> **Task goal**: Beginning with the line that contains "Output the Python", retype the entries below exactly, ending with the line that contains "fig = go.Figure()". Leave out any pictures.

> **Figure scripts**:
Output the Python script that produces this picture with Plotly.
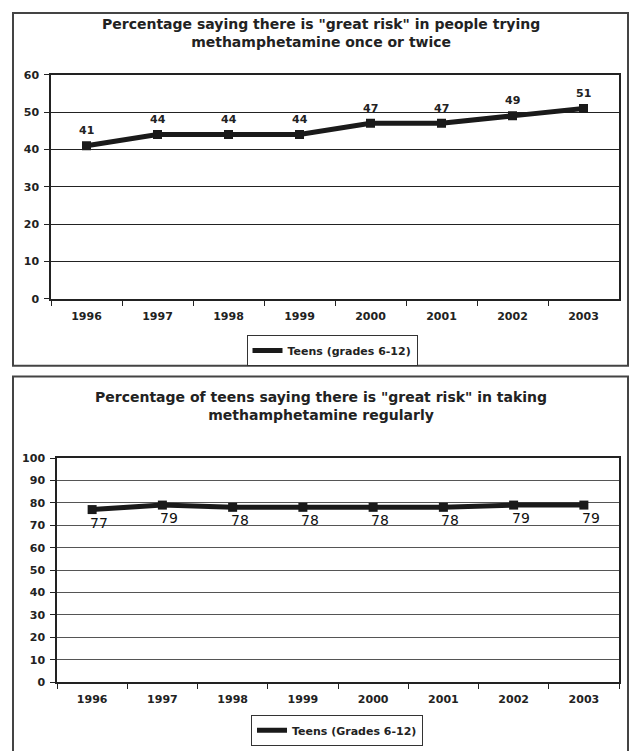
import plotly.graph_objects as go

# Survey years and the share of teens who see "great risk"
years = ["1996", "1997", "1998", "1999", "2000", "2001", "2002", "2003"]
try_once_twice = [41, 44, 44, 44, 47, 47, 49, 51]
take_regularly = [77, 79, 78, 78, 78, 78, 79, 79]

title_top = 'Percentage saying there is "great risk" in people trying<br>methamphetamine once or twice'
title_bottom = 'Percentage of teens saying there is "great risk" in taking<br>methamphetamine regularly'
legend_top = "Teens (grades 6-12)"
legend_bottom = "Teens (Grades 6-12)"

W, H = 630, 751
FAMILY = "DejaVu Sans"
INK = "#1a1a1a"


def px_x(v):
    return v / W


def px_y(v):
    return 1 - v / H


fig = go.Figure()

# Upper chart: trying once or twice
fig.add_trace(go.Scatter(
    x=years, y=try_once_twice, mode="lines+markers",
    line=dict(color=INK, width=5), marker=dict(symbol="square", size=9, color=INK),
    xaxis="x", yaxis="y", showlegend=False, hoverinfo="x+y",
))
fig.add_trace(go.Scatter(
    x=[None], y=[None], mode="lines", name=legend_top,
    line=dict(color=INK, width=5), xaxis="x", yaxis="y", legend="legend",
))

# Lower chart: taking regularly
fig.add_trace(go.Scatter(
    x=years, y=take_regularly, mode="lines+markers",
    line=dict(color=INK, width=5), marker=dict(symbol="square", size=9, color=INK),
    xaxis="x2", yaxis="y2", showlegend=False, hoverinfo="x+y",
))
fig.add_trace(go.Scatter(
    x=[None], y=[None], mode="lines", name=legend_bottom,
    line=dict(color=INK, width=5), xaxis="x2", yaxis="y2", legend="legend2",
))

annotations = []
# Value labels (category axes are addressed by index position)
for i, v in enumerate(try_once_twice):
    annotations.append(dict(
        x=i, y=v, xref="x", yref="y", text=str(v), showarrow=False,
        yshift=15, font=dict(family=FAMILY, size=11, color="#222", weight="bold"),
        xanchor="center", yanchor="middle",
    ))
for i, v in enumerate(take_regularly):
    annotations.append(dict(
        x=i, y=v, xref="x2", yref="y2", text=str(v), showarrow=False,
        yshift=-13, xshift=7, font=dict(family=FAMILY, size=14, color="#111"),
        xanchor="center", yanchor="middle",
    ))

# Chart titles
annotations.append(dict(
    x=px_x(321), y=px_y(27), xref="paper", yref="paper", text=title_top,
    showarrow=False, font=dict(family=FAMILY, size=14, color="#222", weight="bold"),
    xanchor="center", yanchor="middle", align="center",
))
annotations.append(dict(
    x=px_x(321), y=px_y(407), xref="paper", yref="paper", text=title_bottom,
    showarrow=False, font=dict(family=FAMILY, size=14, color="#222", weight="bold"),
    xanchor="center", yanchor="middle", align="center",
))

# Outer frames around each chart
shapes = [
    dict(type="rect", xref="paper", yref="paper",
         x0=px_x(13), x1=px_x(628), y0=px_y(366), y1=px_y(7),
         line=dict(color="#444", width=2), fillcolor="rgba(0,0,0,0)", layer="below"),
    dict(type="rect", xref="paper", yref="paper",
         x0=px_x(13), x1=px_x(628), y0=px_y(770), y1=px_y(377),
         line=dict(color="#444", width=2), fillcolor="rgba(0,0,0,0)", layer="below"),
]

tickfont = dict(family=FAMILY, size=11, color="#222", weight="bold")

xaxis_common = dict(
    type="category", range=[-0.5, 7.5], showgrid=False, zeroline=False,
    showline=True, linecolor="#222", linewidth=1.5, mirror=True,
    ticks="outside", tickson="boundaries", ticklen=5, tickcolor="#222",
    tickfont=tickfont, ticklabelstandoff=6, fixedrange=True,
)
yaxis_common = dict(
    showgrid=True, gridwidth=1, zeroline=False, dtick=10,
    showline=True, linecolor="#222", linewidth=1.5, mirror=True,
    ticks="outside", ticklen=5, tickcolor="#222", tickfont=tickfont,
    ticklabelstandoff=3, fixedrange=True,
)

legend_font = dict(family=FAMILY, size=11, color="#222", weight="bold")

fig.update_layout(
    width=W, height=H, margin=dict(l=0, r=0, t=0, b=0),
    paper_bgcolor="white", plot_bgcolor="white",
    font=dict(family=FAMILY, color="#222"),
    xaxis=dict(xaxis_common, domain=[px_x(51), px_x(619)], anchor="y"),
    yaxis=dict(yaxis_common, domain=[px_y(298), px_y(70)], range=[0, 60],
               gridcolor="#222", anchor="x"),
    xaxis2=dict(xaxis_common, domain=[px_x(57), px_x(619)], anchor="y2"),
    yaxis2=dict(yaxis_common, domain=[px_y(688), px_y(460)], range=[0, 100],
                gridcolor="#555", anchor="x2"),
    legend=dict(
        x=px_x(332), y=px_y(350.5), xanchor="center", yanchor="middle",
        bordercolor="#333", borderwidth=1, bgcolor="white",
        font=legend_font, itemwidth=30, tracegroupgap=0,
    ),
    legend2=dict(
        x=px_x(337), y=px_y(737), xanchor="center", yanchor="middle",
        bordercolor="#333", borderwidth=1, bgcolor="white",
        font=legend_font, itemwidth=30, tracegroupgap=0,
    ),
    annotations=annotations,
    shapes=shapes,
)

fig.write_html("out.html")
--
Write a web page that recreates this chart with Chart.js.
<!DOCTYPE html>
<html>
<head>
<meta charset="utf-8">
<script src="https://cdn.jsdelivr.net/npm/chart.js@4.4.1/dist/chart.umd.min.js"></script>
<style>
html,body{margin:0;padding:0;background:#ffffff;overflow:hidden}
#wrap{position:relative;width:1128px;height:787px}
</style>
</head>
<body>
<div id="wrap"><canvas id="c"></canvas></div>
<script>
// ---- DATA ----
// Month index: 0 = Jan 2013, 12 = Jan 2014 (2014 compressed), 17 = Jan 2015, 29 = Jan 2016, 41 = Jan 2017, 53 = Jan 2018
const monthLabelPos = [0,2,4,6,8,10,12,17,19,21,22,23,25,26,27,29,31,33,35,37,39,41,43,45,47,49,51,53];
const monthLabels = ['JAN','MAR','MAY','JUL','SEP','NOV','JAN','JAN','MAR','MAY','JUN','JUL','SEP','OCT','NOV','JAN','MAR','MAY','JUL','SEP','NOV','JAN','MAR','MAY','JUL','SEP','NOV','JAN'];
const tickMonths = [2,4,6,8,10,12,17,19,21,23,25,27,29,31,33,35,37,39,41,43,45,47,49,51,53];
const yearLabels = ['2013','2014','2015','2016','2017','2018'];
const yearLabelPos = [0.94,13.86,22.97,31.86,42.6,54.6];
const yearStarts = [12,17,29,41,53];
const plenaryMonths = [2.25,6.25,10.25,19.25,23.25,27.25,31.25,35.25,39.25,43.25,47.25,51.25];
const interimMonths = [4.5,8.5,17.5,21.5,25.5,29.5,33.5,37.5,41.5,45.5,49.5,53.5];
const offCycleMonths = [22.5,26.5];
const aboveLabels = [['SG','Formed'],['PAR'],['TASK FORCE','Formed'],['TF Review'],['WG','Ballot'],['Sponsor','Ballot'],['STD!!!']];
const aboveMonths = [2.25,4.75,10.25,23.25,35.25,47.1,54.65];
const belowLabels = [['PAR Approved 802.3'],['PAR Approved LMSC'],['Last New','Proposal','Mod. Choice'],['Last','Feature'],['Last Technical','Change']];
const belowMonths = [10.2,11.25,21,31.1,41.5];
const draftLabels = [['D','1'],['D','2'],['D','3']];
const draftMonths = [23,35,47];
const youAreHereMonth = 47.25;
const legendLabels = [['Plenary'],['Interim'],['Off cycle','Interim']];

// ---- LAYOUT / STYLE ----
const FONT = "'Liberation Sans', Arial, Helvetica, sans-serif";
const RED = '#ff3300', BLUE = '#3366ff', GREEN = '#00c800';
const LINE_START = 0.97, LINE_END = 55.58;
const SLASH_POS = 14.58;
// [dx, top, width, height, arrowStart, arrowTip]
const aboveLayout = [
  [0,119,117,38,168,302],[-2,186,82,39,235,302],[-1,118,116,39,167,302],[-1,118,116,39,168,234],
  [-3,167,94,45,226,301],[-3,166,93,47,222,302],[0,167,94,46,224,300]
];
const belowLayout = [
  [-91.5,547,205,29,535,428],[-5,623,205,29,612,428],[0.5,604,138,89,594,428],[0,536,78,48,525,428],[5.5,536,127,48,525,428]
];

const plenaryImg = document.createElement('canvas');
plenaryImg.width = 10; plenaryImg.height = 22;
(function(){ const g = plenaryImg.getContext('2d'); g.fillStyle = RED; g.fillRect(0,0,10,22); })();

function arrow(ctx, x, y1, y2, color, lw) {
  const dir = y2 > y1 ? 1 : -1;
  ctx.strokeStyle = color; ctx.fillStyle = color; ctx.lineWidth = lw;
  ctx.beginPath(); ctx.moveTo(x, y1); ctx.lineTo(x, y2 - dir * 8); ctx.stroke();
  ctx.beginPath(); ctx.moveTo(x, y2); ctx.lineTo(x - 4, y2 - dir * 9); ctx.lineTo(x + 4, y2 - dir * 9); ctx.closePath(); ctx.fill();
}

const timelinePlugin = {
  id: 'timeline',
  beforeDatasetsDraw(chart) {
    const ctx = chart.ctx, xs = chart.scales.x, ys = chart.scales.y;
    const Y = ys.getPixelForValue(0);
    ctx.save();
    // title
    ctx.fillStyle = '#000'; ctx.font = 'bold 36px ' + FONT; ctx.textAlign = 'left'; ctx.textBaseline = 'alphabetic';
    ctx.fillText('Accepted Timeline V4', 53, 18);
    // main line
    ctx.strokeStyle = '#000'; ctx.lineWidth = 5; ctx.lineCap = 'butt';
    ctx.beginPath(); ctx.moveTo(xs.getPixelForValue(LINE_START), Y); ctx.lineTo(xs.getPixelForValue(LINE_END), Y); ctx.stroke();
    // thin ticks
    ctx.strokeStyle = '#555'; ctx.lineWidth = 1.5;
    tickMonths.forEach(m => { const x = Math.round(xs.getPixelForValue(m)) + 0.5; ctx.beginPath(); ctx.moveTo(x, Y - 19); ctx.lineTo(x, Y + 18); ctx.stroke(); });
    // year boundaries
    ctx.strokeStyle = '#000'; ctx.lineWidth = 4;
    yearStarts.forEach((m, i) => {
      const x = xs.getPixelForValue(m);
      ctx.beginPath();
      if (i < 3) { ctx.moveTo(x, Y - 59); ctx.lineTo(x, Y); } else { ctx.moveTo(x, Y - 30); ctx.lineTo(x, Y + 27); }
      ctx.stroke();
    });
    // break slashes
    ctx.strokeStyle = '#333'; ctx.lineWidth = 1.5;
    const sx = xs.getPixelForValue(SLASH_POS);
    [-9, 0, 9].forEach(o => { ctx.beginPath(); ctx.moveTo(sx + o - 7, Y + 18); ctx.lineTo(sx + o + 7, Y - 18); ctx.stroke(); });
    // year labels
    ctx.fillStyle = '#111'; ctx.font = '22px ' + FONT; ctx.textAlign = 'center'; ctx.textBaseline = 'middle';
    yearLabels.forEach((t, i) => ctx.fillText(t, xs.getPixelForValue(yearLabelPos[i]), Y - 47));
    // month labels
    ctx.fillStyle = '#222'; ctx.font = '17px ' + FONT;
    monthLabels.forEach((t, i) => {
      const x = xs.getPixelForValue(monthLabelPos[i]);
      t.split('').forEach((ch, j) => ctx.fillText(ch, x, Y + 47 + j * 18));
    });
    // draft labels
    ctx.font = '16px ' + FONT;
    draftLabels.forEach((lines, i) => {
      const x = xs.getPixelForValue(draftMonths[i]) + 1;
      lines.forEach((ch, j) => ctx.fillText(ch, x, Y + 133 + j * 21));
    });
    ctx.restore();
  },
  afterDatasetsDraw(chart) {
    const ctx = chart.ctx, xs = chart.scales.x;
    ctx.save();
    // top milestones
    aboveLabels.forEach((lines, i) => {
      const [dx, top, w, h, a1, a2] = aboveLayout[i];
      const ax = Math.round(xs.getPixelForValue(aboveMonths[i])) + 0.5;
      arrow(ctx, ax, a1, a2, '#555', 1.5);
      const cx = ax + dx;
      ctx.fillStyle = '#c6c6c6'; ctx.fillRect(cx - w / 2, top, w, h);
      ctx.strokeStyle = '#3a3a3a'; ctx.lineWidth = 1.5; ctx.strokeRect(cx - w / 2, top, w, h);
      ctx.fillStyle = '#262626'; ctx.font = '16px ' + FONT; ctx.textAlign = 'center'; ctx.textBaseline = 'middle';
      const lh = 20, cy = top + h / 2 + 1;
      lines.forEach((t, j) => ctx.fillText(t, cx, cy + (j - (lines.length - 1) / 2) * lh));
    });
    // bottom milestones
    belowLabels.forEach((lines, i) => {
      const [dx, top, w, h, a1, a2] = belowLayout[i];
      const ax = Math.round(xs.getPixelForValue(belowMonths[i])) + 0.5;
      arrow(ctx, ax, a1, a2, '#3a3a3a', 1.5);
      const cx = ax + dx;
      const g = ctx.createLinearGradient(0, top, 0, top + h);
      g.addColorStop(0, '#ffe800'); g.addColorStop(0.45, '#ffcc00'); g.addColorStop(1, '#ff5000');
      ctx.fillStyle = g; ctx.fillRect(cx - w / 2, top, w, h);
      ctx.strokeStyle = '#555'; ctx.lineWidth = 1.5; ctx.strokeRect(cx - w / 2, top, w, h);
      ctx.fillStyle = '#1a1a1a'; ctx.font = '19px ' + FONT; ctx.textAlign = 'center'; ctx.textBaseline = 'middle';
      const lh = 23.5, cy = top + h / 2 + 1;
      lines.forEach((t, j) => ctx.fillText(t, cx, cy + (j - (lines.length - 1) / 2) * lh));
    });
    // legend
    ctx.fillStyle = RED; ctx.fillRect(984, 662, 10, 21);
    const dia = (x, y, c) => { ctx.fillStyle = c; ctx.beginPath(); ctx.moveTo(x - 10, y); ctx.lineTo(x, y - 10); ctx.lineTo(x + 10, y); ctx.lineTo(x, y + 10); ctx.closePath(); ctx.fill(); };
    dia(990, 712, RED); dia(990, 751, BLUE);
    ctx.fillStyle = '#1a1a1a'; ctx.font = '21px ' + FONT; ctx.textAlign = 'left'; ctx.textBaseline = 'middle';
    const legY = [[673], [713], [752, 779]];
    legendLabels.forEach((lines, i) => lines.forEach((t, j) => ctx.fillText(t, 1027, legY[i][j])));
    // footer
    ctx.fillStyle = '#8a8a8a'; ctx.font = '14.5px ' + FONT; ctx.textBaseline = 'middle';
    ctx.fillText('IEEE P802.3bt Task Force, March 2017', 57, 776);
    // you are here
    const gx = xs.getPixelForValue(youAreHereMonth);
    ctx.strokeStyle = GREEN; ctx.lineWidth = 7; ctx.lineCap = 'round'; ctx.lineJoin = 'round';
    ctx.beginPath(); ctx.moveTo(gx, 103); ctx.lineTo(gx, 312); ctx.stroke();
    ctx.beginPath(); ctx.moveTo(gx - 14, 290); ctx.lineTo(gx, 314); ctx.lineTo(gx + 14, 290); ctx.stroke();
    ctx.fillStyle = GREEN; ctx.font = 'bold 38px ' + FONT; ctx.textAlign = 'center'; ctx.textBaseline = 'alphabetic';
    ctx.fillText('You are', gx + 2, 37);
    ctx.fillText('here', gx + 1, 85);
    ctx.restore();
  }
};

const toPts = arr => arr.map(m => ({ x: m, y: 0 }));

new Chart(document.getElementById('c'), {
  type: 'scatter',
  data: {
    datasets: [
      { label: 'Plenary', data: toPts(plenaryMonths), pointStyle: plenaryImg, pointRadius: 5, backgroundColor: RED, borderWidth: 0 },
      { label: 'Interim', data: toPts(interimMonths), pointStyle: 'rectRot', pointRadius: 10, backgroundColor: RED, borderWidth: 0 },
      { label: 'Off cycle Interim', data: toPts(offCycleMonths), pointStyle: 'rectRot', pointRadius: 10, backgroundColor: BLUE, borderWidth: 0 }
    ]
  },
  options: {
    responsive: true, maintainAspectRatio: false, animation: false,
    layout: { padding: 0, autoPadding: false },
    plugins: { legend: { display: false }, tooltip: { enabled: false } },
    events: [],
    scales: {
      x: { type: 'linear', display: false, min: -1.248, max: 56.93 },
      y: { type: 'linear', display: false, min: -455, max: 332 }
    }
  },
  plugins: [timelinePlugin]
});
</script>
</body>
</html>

> **Answer below**:
Output the Python script that produces this picture with Plotly.
import plotly.graph_objects as go

# Survey years and the share of teens who see "great risk"
years = ["1996", "1997", "1998", "1999", "2000", "2001", "2002", "2003"]
try_once_twice = [41, 44, 44, 44, 47, 47, 49, 51]
take_regularly = [77, 79, 78, 78, 78, 78, 79, 79]

title_top = 'Percentage saying there is "great risk" in people trying<br>methamphetamine once or twice'
title_bottom = 'Percentage of teens saying there is "great risk" in taking<br>methamphetamine regularly'
legend_top = "Teens (grades 6-12)"
legend_bottom = "Teens (Grades 6-12)"

W, H = 630, 751
FAMILY = "DejaVu Sans"
INK = "#1a1a1a"


def px_x(v):
    return v / W


def px_y(v):
    return 1 - v / H


fig = go.Figure()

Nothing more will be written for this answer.